Visual Embedding Augmentation in Fourier Domain for Deep Metric Learning
Zheng Wang,Zhenwei Gao,Guoqing Wang,Yang Yang,Heng Tao Shen
DOI: https://doi.org/10.1109/tcsvt.2023.3260082
IF: 5.859
2023-01-01
IEEE Transactions on Circuits and Systems for Video Technology
Abstract:Deep Metric Learning (DML) is very effective for many computer vision applications such as image retrieval or cross-modal matching. The common paradigm for DML is to seek metric spaces that can encode semantically similar objects close while locating the dissimilar ones far away from each other. To make features more discriminative, the mainstream methods usually design various specific loss functions to seek the help of hard negatives through complex hard mining strategies or hard synthesizing with additional networks. In spite of their fruitfulness, these approaches ignore the impact of low-level information in images on the performance, which may degrade the discerning ability of learned embedding. To alleviate these problems, we introduce a simple yet effective augmentation method to generate more hard negatives by swapping the low-frequency spectra of negative instances with anchors in the Fourier domain. Specifically, unlike previous methods, our proposed approach does not involve any complex design strategies but enriches hard negatives by manipulating the low-level variability of images only with simple Fourier transforms.

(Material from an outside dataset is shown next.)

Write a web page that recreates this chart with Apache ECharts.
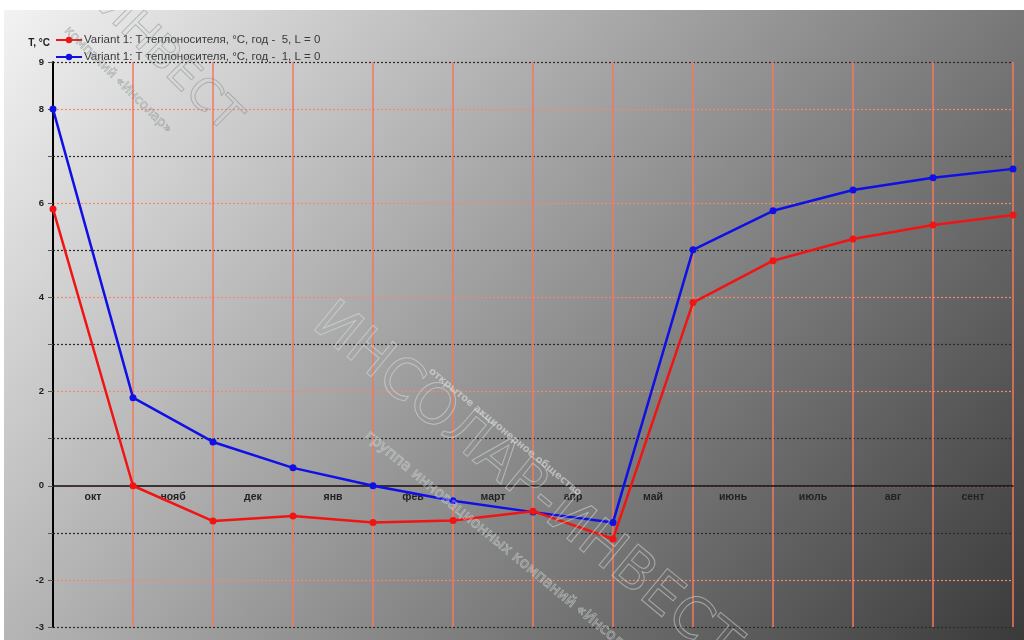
<!DOCTYPE html>
<html>
<head>
<meta charset="utf-8">
<script src="https://cdn.jsdelivr.net/npm/echarts@6/dist/echarts.min.js"></script>
<style>
  html, body { margin: 0; padding: 0; background: #fff; }
  #chart { width: 1024px; height: 640px; }
</style>
</head>
<body>
<div id="chart"></div>
<script>
  // месяцы между точками, точки - границы месяцев
  var months = ['окт', 'нояб', 'дек', 'янв', 'фев', 'март', 'апр', 'май', 'июнь', 'июль', 'авг', 'сент']
  var nameYear5 = 'Variant 1: T теплоносителя, °C, год -  5, L = 0'
  var nameYear1 = 'Variant 1: T теплоносителя, °C, год -  1, L = 0'
  var tYear5 = [5.88, 0.0, -0.75, -0.64, -0.78, -0.74, -0.54, -1.13, 3.89, 4.78, 5.24, 5.54, 5.75]
  var tYear1 = [8.0, 1.87, 0.93, 0.38, 0.0, -0.32, -0.56, -0.78, 5.01, 5.84, 6.28, 6.54, 6.73]

  function toPoints(arr) {
    return arr.map(function (v, i) { return [i, v] })
  }

  var chart = echarts.init(document.getElementById('chart'))

  var wmStroke = 'rgba(220,232,226,0.5)'

  var option = {
    animation: false,
    backgroundColor: {
      type: 'linear', x: 0, y: 0, x2: 0.908, y2: 1.18,
      colorStops: [{ offset: 0, color: '#f4f4f4' }, { offset: 1, color: '#3a3a3a' }]
    },
    textStyle: { fontFamily: 'Liberation Sans, Arial, sans-serif' },
    graphic: [
      { type: 'rect', shape: { x: 0, y: 0, width: 1024, height: 10 }, style: { fill: '#fff' }, z: 100 },
      { type: 'rect', shape: { x: 0, y: 0, width: 4, height: 640 }, style: { fill: '#fff' }, z: 100 },
      // водяной знак
      {
        type: 'text', x: 525, y: 485, rotation: -0.69, z: 50, silent: true,
        style: {
          text: 'ИНСОЛАР-ИНВЕСТ', font: '56px "DejaVu Sans", sans-serif',
          fill: 'rgba(255,255,255,0)', stroke: wmStroke, lineWidth: 1,
          align: 'center', verticalAlign: 'middle'
        }
      },
      {
        type: 'text', x: 505, y: 432, rotation: -0.69, z: 50, silent: true,
        style: {
          text: 'открытое акционерное общество', font: 'bold 10px "DejaVu Sans", sans-serif',
          fill: 'rgba(225,232,228,0.55)', align: 'center', verticalAlign: 'middle'
        }
      },
      {
        type: 'text', x: 505, y: 548, rotation: -0.69, z: 50, silent: true,
        style: {
          text: 'группа инновационных компаний «Инсолар»', font: '15px "DejaVu Sans", sans-serif',
          fill: 'rgba(255,255,255,0)', stroke: wmStroke, lineWidth: 0.8,
          align: 'center', verticalAlign: 'middle'
        }
      },
      {
        type: 'text', x: 168, y: 62, rotation: -0.78, z: 50, silent: true,
        style: {
          text: 'ИНВЕСТ', font: '44px "DejaVu Sans", sans-serif',
          fill: 'rgba(255,255,255,0)', stroke: 'rgba(120,135,128,0.5)', lineWidth: 0.9,
          align: 'center', verticalAlign: 'middle'
        }
      },
      {
        type: 'text', x: 118, y: 80, rotation: -0.78, z: 50, silent: true,
        style: {
          text: 'компаний «Инсолар»', font: '13px "DejaVu Sans", sans-serif',
          fill: 'rgba(255,255,255,0)', stroke: 'rgba(120,135,128,0.55)', lineWidth: 0.6,
          align: 'center', verticalAlign: 'middle'
        }
      }
    ],
    legend: {
      orient: 'vertical',
      left: 50,
      top: 29,
      itemWidth: 26,
      itemHeight: 8,
      itemGap: 5,
      data: [nameYear5, nameYear1],
      textStyle: { fontSize: 11.5, color: '#3a3a3a', padding: [0, 0, 0, -3] }
    },
    grid: [
      { left: 53, right: 11, top: 62, bottom: 13, containLabel: false },
      // вспомогательная сетка: нижний край на нуле, только для подписей месяцев
      { left: 53, right: 11, top: 62, height: 424, containLabel: false }
    ],
    xAxis: [
      {
        type: 'value', gridIndex: 0, min: 0, max: 12, interval: 1,
        axisLine: { show: true, onZero: true, lineStyle: { color: '#111', width: 1.5 } },
        axisTick: { show: false },
        axisLabel: { show: false },
        splitLine: { show: true, lineStyle: { color: '#f5785c', width: 1.5, type: 'solid' } }
      },
      {
        type: 'category', gridIndex: 1, data: months, boundaryGap: true,
        axisLine: { show: false },
        axisTick: { show: false },
        splitLine: { show: false },
        axisLabel: { margin: 6, fontSize: 10.5, fontWeight: 'bold', color: '#222' }
      }
    ],
    yAxis: [
      {
        type: 'value', gridIndex: 0, min: -3, max: 9, interval: 1,
        name: 'T, °C', nameLocation: 'end', nameGap: 14,
        nameTextStyle: { fontSize: 10, fontWeight: 'bold', color: '#222', align: 'right', padding: [0, 3, 0, 0] },
        axisLine: { onZero: false, lineStyle: { color: '#000', width: 2 } },
        axisTick: { show: true, length: 5, lineStyle: { color: '#555' } },
        axisLabel: {
          margin: 9, fontSize: 9.5, fontWeight: 'bold', color: '#222',
          formatter: function (v) { return (v % 2 === 0 || v === 9 || v === -3) ? String(v) : '' }
        },
        splitLine: {
          show: true,
          lineStyle: { color: ['#2a2a2a', '#f7866c'], type: [2, 2], width: 1.2 }
        }
      },
      {
        type: 'value', gridIndex: 1, show: false
      }
    ],
    series: [
      {
        name: nameYear1, type: 'line', xAxisIndex: 0, yAxisIndex: 0, z: 3,
        data: toPoints(tYear1),
        symbol: 'circle', symbolSize: 7,
        lineStyle: { color: '#1010e6', width: 2.5 },
        itemStyle: { color: '#1010e6' }
      },
      {
        name: nameYear5, type: 'line', xAxisIndex: 0, yAxisIndex: 0, z: 4,
        data: toPoints(tYear5),
        symbol: 'circle', symbolSize: 7,
        lineStyle: { color: '#f01414', width: 2.5 },
        itemStyle: { color: '#f01414' }
      }
    ]
  }

  chart.setOption(option)
</script>
</body>
</html>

In addition, our method is treated as a universal plug-in, which can be incorporated into different models for performance improvement. In the end, we conduct extensive experiments to evaluate our method on the widely-used datasets including CUB-200-2011, CARS-196, and Stanford Online Products. Our quantitative results demonstrate that the proposed plug-in outperforms previous approaches consistently and significantly across different datasets and evaluation metrics.
engineering, electrical & electronic